- Occupations: music journalist and record producer
- Years active: 1990s-present
- Known for: Websites World Music Central and Transglobal World Music Chart
- Website: worldmusiccentral.org/author/aromero/

= Ángel Romero (music journalist) =

Spanish world music journalist

Ángel Romero y Ruiz is a Spanish music journalist and record producer based in the U.S. He is known as the founder and main contributor of the websites World Music Central and Transglobal World Music Chart. Writing about a wide spectrum of non-Western contemporary and traditional music, Romero has contributed numerous articles and album reviews for different genres and expressions of world music.

== Life and career ==
According to their website, the nonprofit online portal World Music Central "feature[s] the latest international news, CD and concert reviews, articles, and many resources (in the form of a wiki) for music fans, industry professionals and researchers. Our definition of World Music includes traditional and contemporary folk and roots music from the entire globe, as well as cross-cultural fusions and hybrids. Apart from being World Music Central's senior editor since 2002, Romero is one of the founders and administrators of the Transglobal World Music Chart, a group of world music DJs and writers. He also works as director and editor-in-chief for the Spanish-language portal Músicas del Mundo. Further, he has founded and written for the online portal Progressive Rock Central and is a panelist member of the Iberian Roots Music Charts Limur.

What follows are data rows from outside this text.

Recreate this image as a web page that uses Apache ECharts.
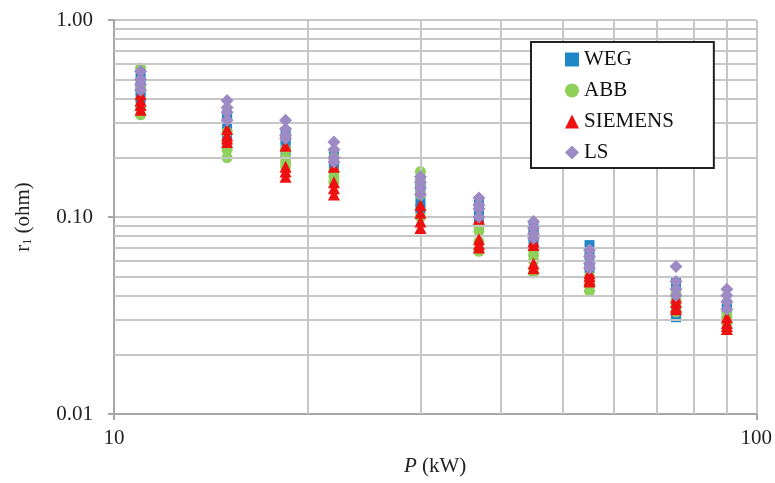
<!DOCTYPE html>
<html>
<head>
<meta charset="utf-8">
<script src="https://cdn.jsdelivr.net/npm/echarts@6/dist/echarts.min.js"></script>
<style>html,body{margin:0;padding:0;background:#fff;}#c{width:775px;height:483px;}</style>
</head>
<body>
<div id="c"></div>
<script>
// Rated power (kW)
const powers = [11, 15, 18.5, 22, 30, 37, 45, 55, 75, 90];
// Stator resistance r1 (ohm), several motors per rating
const wegValues = [
  [0.52, 0.47, 0.44, 0.40], [0.33, 0.31, 0.28, 0.26], [0.27, 0.25, 0.23, 0.21],
  [0.21, 0.19, 0.18, 0.17], [0.15, 0.14, 0.12, 0.11], [0.12, 0.11, 0.10, 0.095],
  [0.09, 0.085, 0.08, 0.075], [0.072, 0.066, 0.06, 0.055], [0.047, 0.042, 0.035, 0.031],
  [0.036, 0.034, 0.032, 0.030]
];
const abbValues = [
  [0.57, 0.45, 0.36, 0.33], [0.27, 0.24, 0.22, 0.20], [0.22, 0.20, 0.19, 0.18],
  [0.20, 0.17, 0.16, 0.15], [0.17, 0.15, 0.13, 0.10], [0.09, 0.085, 0.075, 0.067],
  [0.068, 0.064, 0.06, 0.052], [0.05, 0.048, 0.045, 0.042], [0.041, 0.038, 0.036, 0.033],
  [0.033, 0.031, 0.030, 0.029]
];
const siemensValues = [
  [0.42, 0.39, 0.37, 0.35], [0.28, 0.26, 0.25, 0.24], [0.23, 0.18, 0.17, 0.16],
  [0.18, 0.15, 0.14, 0.13], [0.115, 0.105, 0.095, 0.088], [0.098, 0.077, 0.073, 0.07],
  [0.075, 0.072, 0.058, 0.055], [0.052, 0.05, 0.048, 0.047], [0.039, 0.037, 0.035, 0.034],
  [0.031, 0.029, 0.028, 0.027]
];
const lsValues = [
  [0.55, 0.50, 0.47, 0.44], [0.39, 0.36, 0.34, 0.31], [0.31, 0.28, 0.26, 0.25],
  [0.24, 0.22, 0.20, 0.19], [0.16, 0.15, 0.14, 0.13], [0.125, 0.115, 0.11, 0.10],
  [0.095, 0.088, 0.082, 0.078], [0.068, 0.063, 0.058, 0.055], [0.056, 0.047, 0.043, 0.04],
  [0.043, 0.040, 0.037, 0.034]
];
const seriesNames = ['WEG', 'ABB', 'SIEMENS', 'LS'];
// Minor gridline positions
const xMinorGrid = [20, 30, 40, 50, 60, 70, 80, 90];
const yMinorGrid = [0.02, 0.03, 0.04, 0.05, 0.06, 0.07, 0.08, 0.09, 0.2, 0.3, 0.4, 0.5, 0.6, 0.7, 0.8, 0.9];

function pairs(vals) {
  const out = [];
  powers.forEach((p, i) => vals[i].forEach(v => out.push([p, v])));
  return out;
}

const font = "'Liberation Serif','Times New Roman',serif";
const gridColor = '#c6c6c6';
const chart = echarts.init(document.getElementById('c'), null, {renderer: 'canvas'});

const styles = [
  {symbol: 'rect', size: 10, color: '#1f87c6'},
  {symbol: 'circle', size: 11, color: '#8fd05a'},
  {symbol: 'triangle', size: 12, color: '#ee1111'},
  {symbol: 'diamond', size: 13, color: '#9d8ac4'}
];
const allVals = [wegValues, abbValues, siemensValues, lsValues];

const series = [{
  type: 'scatter', name: '_grid', data: [], silent: true, z: 1,
  markLine: {
    silent: true, symbol: 'none', label: {show: false},
    lineStyle: {color: gridColor, width: 2, type: 'solid'},
    animation: false,
    data: xMinorGrid.map(x => ({xAxis: x})).concat(yMinorGrid.map(y => ({yAxis: y})))
  }
}];
seriesNames.forEach((n, k) => {
  series.push({
    type: 'scatter', name: n, z: 3 + k,
    symbol: styles[k].symbol, symbolSize: styles[k].size,
    itemStyle: {color: styles[k].color, opacity: 1},
    data: pairs(allVals[k])
  });
});

chart.setOption({
  animation: false,
  backgroundColor: '#fff',
  grid: {left: 114, right: 18, top: 20, bottom: 69, containLabel: false},
  legend: {
    z: 20,
    data: seriesNames.map((n, k) => ({name: n, icon: styles[k].symbol})),
    orient: 'vertical', left: 531, top: 42,
    padding: [7, 40, 5, 34], itemGap: 10, itemWidth: 14, itemHeight: 14,
    borderColor: '#222', borderWidth: 2, backgroundColor: '#fff',
    textStyle: {fontFamily: font, fontSize: 21, color: '#111'}
  },
  xAxis: {
    type: 'log', logBase: 10, min: 10, max: 100,
    name: '{i|P} (kW)', nameLocation: 'middle', nameGap: 42,
    nameTextStyle: {fontFamily: font, fontSize: 21, color: '#222',
      rich: {i: {fontFamily: font, fontSize: 21, fontStyle: 'italic', color: '#222'}}},
    axisLine: {lineStyle: {color: '#a6a6a6', width: 2}},
    axisTick: {show: true, length: 6, lineStyle: {color: '#a6a6a6', width: 2}},
    axisLabel: {fontFamily: font, fontSize: 21, color: '#222', margin: 14},
    splitLine: {show: true, lineStyle: {color: gridColor, width: 2}}
  },
  yAxis: {
    type: 'log', logBase: 10, min: 0.01, max: 1,
    name: '{a|r}{s|1}{a| (ohm)}', nameLocation: 'middle', nameGap: 80, nameRotate: 90,
    nameTextStyle: {fontFamily: font, fontSize: 21, color: '#222',
      rich: {a: {fontFamily: font, fontSize: 21, color: '#222'},
             s: {fontFamily: font, fontSize: 12, color: '#222', padding: [9, 0, 0, 0]}}},
    axisLine: {show: true, lineStyle: {color: '#a6a6a6', width: 2}},
    axisTick: {show: true, length: 6, lineStyle: {color: '#a6a6a6', width: 2}},
    axisLabel: {fontFamily: font, fontSize: 21, color: '#222', margin: 21,
      formatter: v => Number(v).toFixed(2)},
    splitLine: {show: true, lineStyle: {color: gridColor, width: 2}}
  },
  series: series
});
</script>
</body>
</html>
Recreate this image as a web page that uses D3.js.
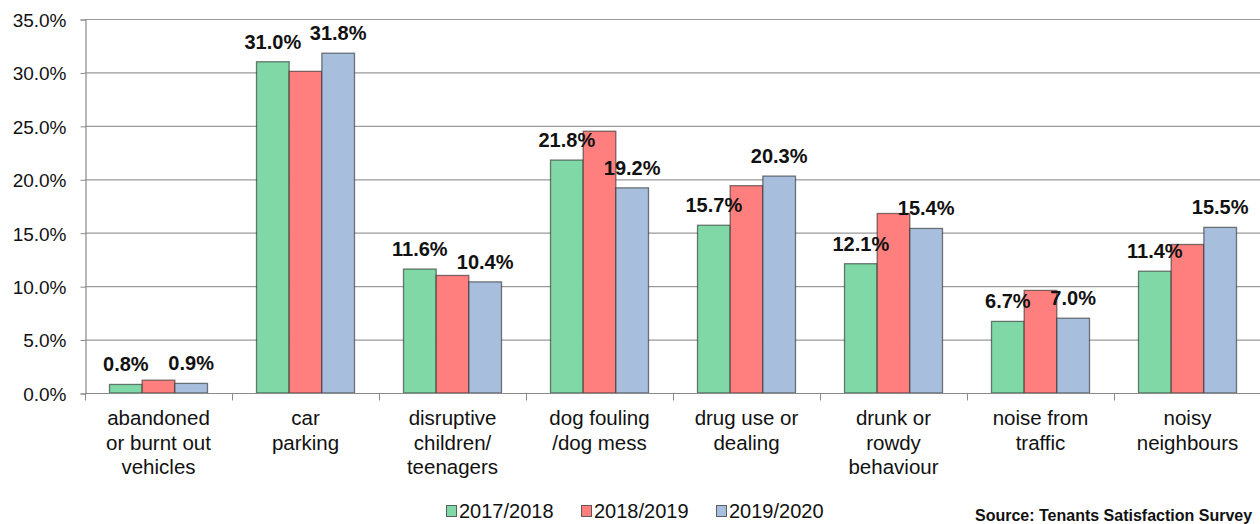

Romero has produced albums for his company Alula Records with artists including Grammy Award winner Tim O'Brien, Spanish Flamenco guitarist Gerardo Núñez, American composer Jamshied Sharifi and Malian kora player Mamadou Diabate. In 1998, Alula Records was a candidate for Crossroads Magazine’s “World Label of the Year” award. For the defunct label Ellipsis arts, Romero was producer for albums including Duende - From Traditional Masters To Gypsy Rock, Best of Ellipsis Arts and The Best of Ellipsis Arts: Big Bang.

As music journalist, Romero has written numerous reviews for world music albums, book reviews and articles including the history of the West African djembe goblet drum, the Cuban-born dance style Chachachá and the use of frame drums in different cultures.

== Personal life ==
Born in Spain, Romero lives and works in Durham, North Carolina.

== Reception ==
Romero's work for World Music Central and as music producer has repeatedly been acknowledged in Billboard magazine. On July 10, 1999, Billboard magazine published an article quoting Romero as CEO of Alula Records. In 2014, Real World Records included a story by Romero for their Real World Tales on the occasion of the label's 25th anniversary 3 CD box. Reviews of albums written by Romero have also been published by the world music platform WOMEX.

In her 2015 review of Romero's work for earlier versions of World Music Central, Deborah Justice from Syracuse University remarked the portal's "great potential" as "an important connection to hard-to-find artists and music." Further, she credited the website's "good service by promoting artists and genres outside of the usual airwaves."